Reproduce the listing below exactly, beginning with its first line and ending with the line that holds "0.364, 0.366, 0.355];"; pictures are not part of the copy.

________________________________________

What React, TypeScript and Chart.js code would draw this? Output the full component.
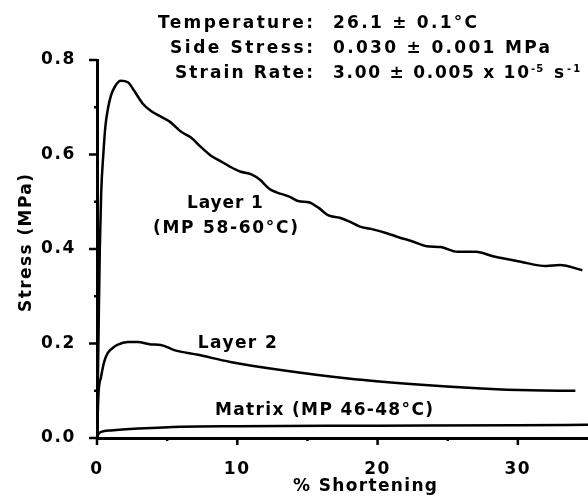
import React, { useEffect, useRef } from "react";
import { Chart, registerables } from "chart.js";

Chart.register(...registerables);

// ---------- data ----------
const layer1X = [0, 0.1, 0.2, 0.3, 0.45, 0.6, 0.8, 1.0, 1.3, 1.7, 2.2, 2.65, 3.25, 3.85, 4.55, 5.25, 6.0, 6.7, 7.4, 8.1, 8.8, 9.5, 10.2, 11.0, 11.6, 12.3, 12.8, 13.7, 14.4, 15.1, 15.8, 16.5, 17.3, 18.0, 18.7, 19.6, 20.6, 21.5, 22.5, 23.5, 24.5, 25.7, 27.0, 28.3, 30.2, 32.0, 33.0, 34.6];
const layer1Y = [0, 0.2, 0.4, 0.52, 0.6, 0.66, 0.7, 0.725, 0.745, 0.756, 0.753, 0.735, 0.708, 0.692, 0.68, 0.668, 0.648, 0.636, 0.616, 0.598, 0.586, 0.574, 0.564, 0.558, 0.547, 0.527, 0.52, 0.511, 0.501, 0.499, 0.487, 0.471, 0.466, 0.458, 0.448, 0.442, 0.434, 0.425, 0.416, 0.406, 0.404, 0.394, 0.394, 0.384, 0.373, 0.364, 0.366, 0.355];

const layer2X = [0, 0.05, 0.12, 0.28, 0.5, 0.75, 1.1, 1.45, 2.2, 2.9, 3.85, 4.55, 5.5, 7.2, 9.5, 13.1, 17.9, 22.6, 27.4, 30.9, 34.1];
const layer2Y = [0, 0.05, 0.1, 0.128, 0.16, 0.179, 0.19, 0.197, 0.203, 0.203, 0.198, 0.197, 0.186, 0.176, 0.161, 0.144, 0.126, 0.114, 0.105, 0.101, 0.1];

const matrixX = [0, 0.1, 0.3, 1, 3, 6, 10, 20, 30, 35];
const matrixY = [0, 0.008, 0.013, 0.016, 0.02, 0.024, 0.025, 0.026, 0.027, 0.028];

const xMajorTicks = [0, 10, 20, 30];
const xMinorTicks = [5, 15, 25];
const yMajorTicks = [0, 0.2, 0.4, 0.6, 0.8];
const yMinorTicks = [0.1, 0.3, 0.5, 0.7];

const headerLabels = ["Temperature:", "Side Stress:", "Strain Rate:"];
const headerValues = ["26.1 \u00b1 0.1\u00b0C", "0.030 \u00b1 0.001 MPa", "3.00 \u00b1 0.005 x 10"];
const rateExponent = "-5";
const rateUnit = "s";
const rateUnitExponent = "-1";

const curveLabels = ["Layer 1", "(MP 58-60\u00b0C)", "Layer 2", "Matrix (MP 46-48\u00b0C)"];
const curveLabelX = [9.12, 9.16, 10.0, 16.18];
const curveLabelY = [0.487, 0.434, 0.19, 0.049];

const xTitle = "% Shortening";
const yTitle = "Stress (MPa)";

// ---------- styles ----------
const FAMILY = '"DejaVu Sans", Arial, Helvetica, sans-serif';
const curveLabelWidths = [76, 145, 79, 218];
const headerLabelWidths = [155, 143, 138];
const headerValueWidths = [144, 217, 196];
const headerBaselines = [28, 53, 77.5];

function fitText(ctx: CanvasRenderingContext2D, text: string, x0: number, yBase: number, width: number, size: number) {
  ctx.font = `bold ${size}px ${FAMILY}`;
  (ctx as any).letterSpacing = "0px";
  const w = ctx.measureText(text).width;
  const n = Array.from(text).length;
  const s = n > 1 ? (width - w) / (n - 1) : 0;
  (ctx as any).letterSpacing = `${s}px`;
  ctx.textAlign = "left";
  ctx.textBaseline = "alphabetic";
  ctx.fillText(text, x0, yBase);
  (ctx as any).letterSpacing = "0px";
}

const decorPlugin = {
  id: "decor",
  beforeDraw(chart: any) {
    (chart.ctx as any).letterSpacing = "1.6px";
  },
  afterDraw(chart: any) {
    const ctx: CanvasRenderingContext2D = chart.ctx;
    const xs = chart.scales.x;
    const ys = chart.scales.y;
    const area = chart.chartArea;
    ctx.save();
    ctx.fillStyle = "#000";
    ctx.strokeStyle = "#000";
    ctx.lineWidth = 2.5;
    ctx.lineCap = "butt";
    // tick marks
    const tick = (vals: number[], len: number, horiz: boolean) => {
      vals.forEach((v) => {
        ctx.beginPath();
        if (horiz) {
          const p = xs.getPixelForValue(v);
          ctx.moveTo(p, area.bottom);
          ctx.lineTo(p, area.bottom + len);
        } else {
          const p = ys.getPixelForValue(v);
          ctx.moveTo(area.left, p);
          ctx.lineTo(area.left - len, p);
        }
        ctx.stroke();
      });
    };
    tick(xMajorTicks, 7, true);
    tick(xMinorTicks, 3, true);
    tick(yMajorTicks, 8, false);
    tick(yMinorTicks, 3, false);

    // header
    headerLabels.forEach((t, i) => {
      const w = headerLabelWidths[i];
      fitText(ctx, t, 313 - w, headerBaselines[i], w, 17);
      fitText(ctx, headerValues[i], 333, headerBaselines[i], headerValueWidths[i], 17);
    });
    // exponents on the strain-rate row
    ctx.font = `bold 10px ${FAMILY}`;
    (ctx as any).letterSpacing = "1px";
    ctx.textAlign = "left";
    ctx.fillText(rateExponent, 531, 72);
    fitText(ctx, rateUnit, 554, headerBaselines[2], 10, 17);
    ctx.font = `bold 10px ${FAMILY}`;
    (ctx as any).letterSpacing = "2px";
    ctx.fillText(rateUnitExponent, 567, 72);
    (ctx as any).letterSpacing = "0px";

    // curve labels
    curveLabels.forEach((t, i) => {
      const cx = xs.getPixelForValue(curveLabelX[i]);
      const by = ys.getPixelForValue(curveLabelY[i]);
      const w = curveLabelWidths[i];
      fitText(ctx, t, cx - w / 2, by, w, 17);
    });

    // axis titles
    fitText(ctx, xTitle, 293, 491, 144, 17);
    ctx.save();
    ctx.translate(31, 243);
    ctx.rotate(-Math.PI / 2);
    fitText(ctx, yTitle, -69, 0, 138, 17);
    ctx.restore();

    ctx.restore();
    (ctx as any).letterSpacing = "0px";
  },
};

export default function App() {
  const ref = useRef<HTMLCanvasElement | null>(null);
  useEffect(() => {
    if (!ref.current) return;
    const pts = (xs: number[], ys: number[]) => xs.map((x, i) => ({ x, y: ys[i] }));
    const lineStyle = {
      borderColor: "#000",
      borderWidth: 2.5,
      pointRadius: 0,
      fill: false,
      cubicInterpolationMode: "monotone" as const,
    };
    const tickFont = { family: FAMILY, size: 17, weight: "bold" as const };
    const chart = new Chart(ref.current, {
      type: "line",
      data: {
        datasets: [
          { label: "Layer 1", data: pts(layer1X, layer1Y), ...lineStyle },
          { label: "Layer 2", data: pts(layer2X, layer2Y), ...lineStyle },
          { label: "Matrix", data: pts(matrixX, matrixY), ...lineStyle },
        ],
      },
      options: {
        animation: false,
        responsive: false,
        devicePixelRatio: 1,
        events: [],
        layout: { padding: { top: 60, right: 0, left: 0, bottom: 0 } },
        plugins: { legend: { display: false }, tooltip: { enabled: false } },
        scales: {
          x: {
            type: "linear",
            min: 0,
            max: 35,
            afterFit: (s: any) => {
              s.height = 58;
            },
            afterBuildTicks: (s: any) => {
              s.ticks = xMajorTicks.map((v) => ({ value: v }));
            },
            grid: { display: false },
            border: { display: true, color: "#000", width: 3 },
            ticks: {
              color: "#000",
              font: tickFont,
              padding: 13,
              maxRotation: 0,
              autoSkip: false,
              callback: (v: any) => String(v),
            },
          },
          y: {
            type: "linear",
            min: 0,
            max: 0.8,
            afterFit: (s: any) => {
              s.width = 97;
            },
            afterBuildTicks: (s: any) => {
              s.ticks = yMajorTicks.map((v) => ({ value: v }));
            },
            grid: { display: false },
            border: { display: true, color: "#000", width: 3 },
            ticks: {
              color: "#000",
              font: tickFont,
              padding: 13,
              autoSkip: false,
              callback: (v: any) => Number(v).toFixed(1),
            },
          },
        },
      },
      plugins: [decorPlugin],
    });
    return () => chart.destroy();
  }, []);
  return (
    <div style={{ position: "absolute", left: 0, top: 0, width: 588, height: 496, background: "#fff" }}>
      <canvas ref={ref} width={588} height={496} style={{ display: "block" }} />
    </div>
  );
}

________________________________________

> ANSWER TO THE PROBLEM:
What React, TypeScript and Chart.js code would draw this? Output the full component.
import React, { useEffect, useRef } from "react";
import { Chart, registerables } from "chart.js";

Chart.register(...registerables);

// ---------- data ----------
const layer1X = [0, 0.1, 0.2, 0.3, 0.45, 0.6, 0.8, 1.0, 1.3, 1.7, 2.2, 2.65, 3.25, 3.85, 4.55, 5.25, 6.0, 6.7, 7.4, 8.1, 8.8, 9.5, 10.2, 11.0, 11.6, 12.3, 12.8, 13.7, 14.4, 15.1, 15.8, 16.5, 17.3, 18.0, 18.7, 19.6, 20.6, 21.5, 22.5, 23.5, 24.5, 25.7, 27.0, 28.3, 30.2, 32.0, 33.0, 34.6];
const layer1Y = [0, 0.2, 0.4, 0.52, 0.6, 0.66, 0.7, 0.725, 0.745, 0.756, 0.753, 0.735, 0.708, 0.692, 0.68, 0.668, 0.648, 0.636, 0.616, 0.598, 0.586, 0.574, 0.564, 0.558, 0.547, 0.527, 0.52, 0.511, 0.501, 0.499, 0.487, 0.471, 0.466, 0.458, 0.448, 0.442, 0.434, 0.425, 0.416, 0.406, 0.404, 0.394, 0.394, 0.384, 0.373, 0.364, 0.366, 0.355];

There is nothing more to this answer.